Rafik Hariri leaves office as the embodiment of Lebanese entrepreneurship. The middle-class young man from Sidon who made it in Saudi Arabia and returned to invest in the homeland. Pictures of him on his own Future TV, and the international visibility he helped give Lebanon, convinced many compatriots to return.
Many, however, left again; disillusioned by corruption, sectarianism and suffocating bureaucracy. The economy he leaves behind is less of a success story than the rags-to-riches story of its architect.
Visitors to Beirut cannot help notice how well dressed people are here. There is nothing in the Levant to match Lebanese affluence. At more than $4,000, Lebanon has the highest per capita income of any non-oil producing Arab country.

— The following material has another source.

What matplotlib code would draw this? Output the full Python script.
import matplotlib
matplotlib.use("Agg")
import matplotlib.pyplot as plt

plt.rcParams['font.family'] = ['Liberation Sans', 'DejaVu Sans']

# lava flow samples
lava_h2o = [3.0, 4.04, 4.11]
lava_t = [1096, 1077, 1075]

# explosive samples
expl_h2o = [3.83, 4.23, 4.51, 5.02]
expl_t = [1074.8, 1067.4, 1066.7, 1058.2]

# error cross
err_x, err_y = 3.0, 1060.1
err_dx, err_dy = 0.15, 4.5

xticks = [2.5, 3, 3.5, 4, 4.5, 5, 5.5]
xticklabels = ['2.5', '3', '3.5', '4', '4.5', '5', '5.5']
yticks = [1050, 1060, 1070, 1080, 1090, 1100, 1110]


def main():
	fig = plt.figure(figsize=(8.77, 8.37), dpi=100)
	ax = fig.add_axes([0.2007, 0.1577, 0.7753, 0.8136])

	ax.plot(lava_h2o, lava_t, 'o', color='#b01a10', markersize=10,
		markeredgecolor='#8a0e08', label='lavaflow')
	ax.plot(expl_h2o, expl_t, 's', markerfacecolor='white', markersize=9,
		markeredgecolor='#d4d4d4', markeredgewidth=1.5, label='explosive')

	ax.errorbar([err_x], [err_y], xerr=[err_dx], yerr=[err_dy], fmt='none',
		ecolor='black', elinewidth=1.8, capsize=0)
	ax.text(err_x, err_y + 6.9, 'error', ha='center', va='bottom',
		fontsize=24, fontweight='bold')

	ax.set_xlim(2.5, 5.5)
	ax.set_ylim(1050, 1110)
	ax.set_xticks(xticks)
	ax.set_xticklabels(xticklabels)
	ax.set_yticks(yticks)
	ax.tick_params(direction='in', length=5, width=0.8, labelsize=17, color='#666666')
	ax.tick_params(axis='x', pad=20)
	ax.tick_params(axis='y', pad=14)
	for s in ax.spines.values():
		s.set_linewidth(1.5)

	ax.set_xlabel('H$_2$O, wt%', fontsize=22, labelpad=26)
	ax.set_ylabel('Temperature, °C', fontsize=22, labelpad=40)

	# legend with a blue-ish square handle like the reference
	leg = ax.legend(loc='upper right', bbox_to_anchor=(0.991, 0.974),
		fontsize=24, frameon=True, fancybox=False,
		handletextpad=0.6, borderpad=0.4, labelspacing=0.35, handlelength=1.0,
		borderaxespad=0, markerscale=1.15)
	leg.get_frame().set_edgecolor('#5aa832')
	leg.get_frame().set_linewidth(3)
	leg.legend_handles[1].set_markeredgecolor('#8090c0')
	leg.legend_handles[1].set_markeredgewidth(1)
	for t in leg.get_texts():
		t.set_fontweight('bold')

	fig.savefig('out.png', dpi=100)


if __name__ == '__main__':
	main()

The Lebanese can thank Hariri for helping maintain their paper wealth. Tight monetary policy has brought inflation from more than 90 percent in 1992 to 5 percent estimated by the central bank this year.

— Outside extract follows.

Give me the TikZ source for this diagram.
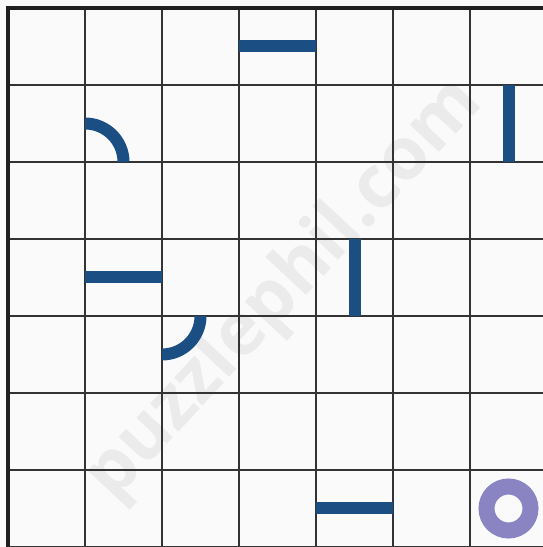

The exchange rate has appreciated from around LLl,700 to LL1,500 to the dollar over the same period, making the Lebanese pound one of the few currencies to appreciate for so long against the U.S. currency.
He departs, however, leaving behind one of the highest, if not the highest, budget deficit and public debt in the world. The budget deficit is likely to reach 14 percent of GDP this year and the public debt rose from less than $5 billion in 1993 to $16.73 billion at the end of October.